What of education? Is the UPND going to maintain the class-biased education system that has emerged, or shift towards public education? What will their strategy and priority be in this sector? How will it fit into the development and sectoral aims of the country? Is this education system going to continue training people for an extractive or productive manufacturing economy? And if it is manufacturing, of what sort, and to serve which markets? So rather than crying alone in the corner over Lungu’s bullying tactics, Hichilema really should be gaining allies by articulating with serious consideration what he has to offer. As far as an increasing number of Zambians are concerned, he has little to offer other than a desire for power, and is bolstered by the multinational corporations who want their man in.
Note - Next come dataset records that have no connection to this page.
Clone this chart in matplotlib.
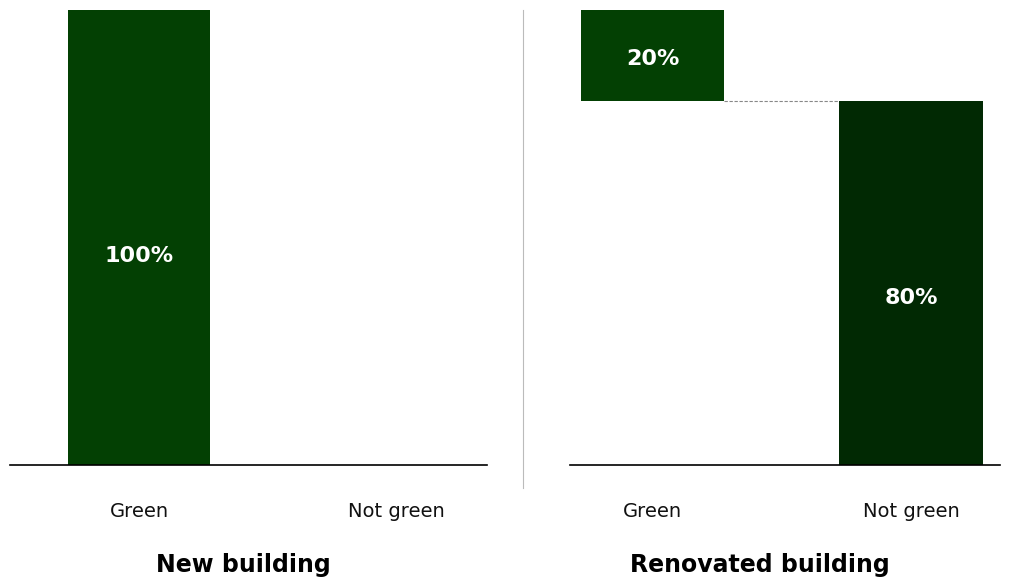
import matplotlib.pyplot as plt

categories = ["Green", "Not green"]
new_values = [100, 0]
reno_values = [20, 80]
reno_bottoms = [80, 0]
titles = ["New building", "Renovated building"]

c_green = "#034003"
c_dark = "#012903"

fig = plt.figure(figsize=(10.27, 5.8), dpi=100)
ax1 = fig.add_axes([0.0097, 0.1983, 0.4645, 0.7845])
ax2 = fig.add_axes([0.555, 0.1983, 0.4187, 0.7845])

w = 0.556
lab_kw = dict(ha="center", va="center", color="white", fontsize=16,
              fontweight="bold", fontfamily="DejaVu Sans")
ax1.bar([0, 1], new_values, width=w, color=[c_green, c_dark])
ax1.text(0, new_values[0] * 0.46, f"{new_values[0]}%", **lab_kw)
ax1.set_xlim(-0.502, 1.354)

ax2.bar([0, 1], reno_values, bottom=reno_bottoms, width=w, color=[c_green, c_dark])
for i in range(2):
    ax2.text(i, reno_bottoms[i] + reno_values[i] * 0.46, f"{reno_values[i]}%", **lab_kw)
ax2.plot([w / 2, 1 - w / 2], [reno_bottoms[0], reno_bottoms[0]], ls="--",
         color="#888888", lw=0.8, dashes=(3, 1.5))
ax2.set_xlim(-0.32, 1.345)

for ax in [ax1, ax2]:
    ax.set_ylim(0, 100)
    for s in ["top", "right", "left"]:
        ax.spines[s].set_visible(False)
    ax.spines["bottom"].set_linewidth(1.2)
    ax.set_yticks([])
    ax.set_xticks([0, 1])
    ax.set_xticklabels(categories, fontsize=14, color="#111111", fontfamily="DejaVu Sans")
    ax.tick_params(axis="x", length=0, pad=27)

fig.text(243 / 1027, 1 - 565 / 580, titles[0], ha="center", va="center",
         fontsize=17, fontweight="heavy", fontfamily="DejaVu Sans")
fig.text(760 / 1027, 1 - 565 / 580, titles[1], ha="center", va="center",
         fontsize=17, fontweight="heavy", fontfamily="DejaVu Sans")
fig.add_artist(plt.Line2D([523 / 1027, 523 / 1027], [1 - 488 / 580, 1 - 10 / 580],
                          color="#bbbbbb", lw=0.8))

fig.savefig("out.png", dpi=100)
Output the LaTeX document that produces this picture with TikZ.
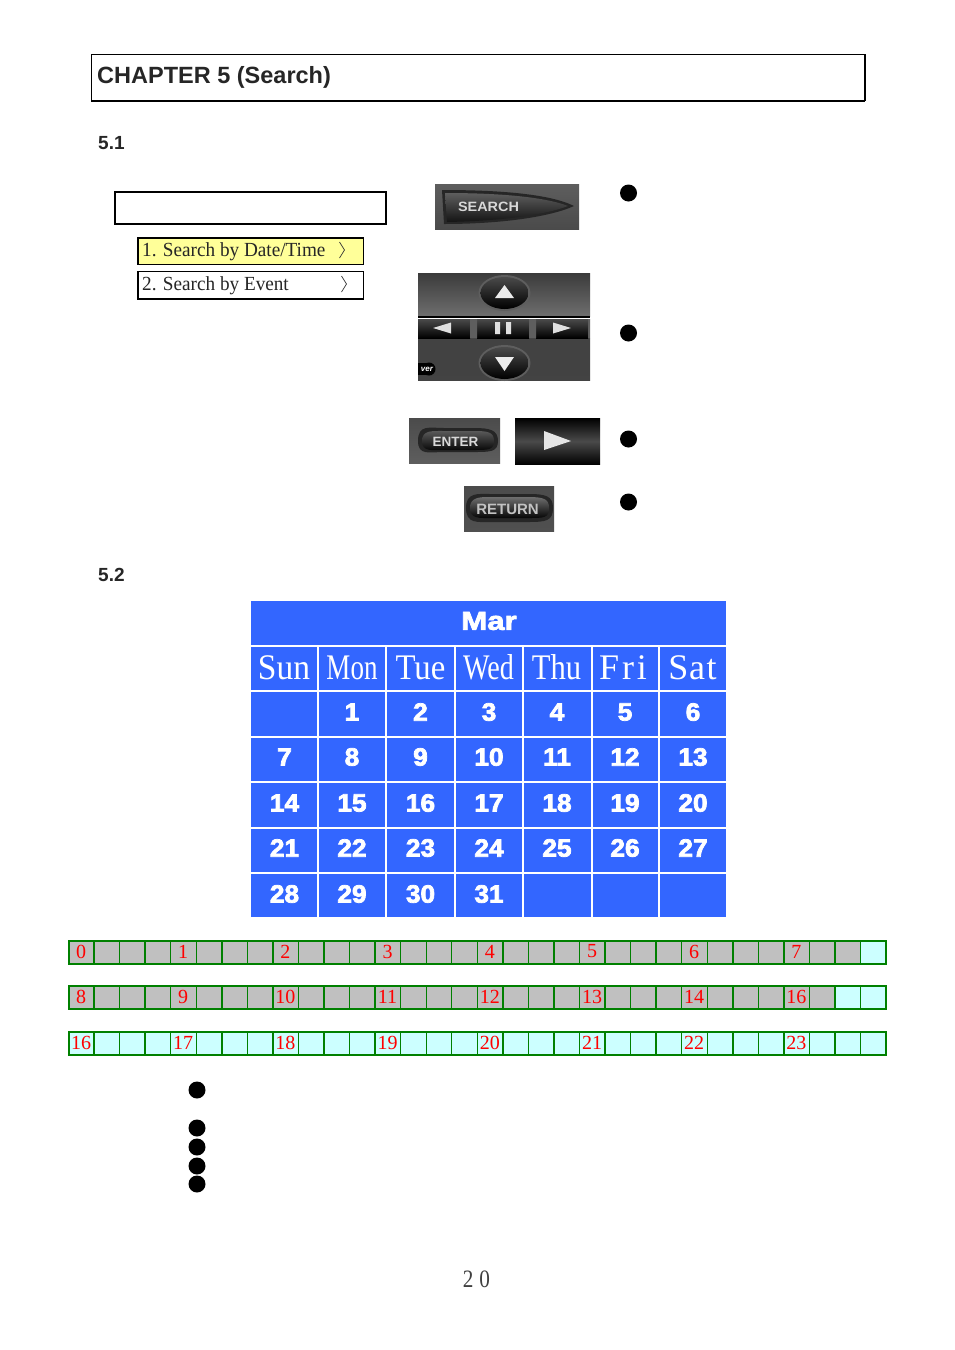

When I asked these and other related questions in the earlier article I mentioned above, all I received from UPND supporters was abuse and even death threats. That does not bother me – I have received even greater threats on my life from PF supporters. Zambia’s political culture has degenerated so much in recent years that such threats are sadly commonplace for anyone who dares to criticise our main political parties or leaders. Those who issue such threats should know that I am ready to embrace a death that is a consequence of my convictions. I do not do what I do to make friends and I can only lose those that lose me. My loyalty is not to personalities or individuals but to ideals. It would worry me the moment I am at peace with those who are at war with truth and justice.